## Exercise task:
Lines containing the word "this" are the ones to copy from the records below.
--- Start of Given data ---
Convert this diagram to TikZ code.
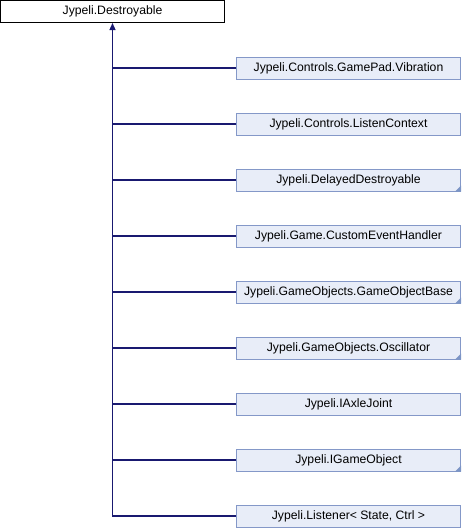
\documentclass[tikz,border=0pt]{standalone}
\usepackage{fontspec}
\setmainfont{Liberation Sans}
\usetikzlibrary{arrows.meta}
\definecolor{linkblue}{HTML}{191970}
\definecolor{boxfill}{HTML}{E8EDF8}
\definecolor{boxline}{HTML}{8498C8}
\definecolor{cornerblue}{HTML}{7C95C6}
\begin{document}
\begin{tikzpicture}[x=1pt,y=-1pt]
	\tikzset{cls/.style={draw=boxline,fill=boxfill,line width=1pt,minimum width=224pt,minimum height=22pt,inner sep=0pt,font=\fontsize{12.2}{14}\selectfont},
		root/.style={cls,draw=black,fill=white},
		link/.style={draw=linkblue,line width=1.2pt},
		corner/.style={fill=cornerblue}}
	\useasboundingbox (0,0) rectangle (462,528);
	\node[root] (base) at (112.5,11.5) {Jypeli.Destroyable};
	\foreach \i/\lab in {1/{Jypeli.Controls.GamePad.Vibration}, 2/{Jypeli.Controls.ListenContext},
		3/{Jypeli.DelayedDestroyable}, 4/{Jypeli.Game.CustomEventHandler},
		5/{Jypeli.GameObjects.GameObjectBase}, 6/{Jypeli.GameObjects.Oscillator},
		7/{Jypeli.IAxleJoint}, 8/{Jypeli.IGameObject}, 9/{Jypeli.Listener< State, Ctrl >}}{
		\node[cls] (c\i) at (348.5,12+56*\i) {\lab};
	}
	% small corner marks
	\foreach \i in {3,5,6,8}{
		\fill[corner] (c\i.south east) -- ++(-6,0) -- ++(6,-6) -- cycle;
	}
	\foreach \i in {1,...,8}{
		\draw[link] (c\i.west) -- (c\i.west -| base.south);
	}
	\draw[link,-{Triangle[length=7pt,width=6pt]}] (c9.west) -| (base.south);
\end{tikzpicture}
\end{document}
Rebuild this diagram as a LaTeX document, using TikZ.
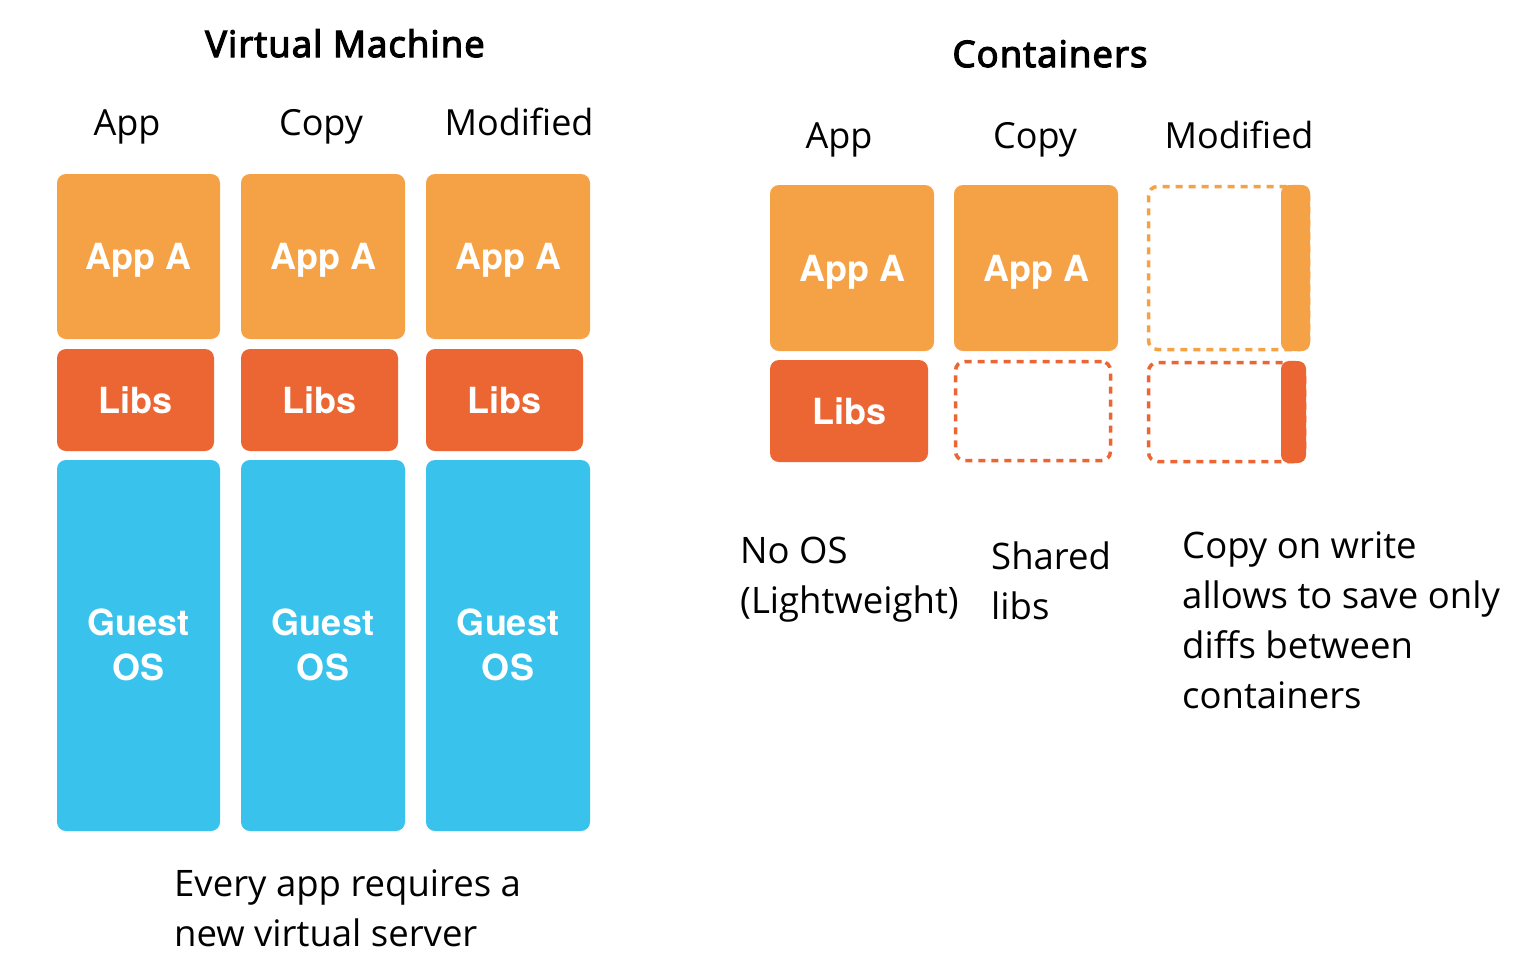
--- End of Given data ---
## Completed task:
Convert this diagram to TikZ code.
Rebuild this diagram as a LaTeX document, using TikZ.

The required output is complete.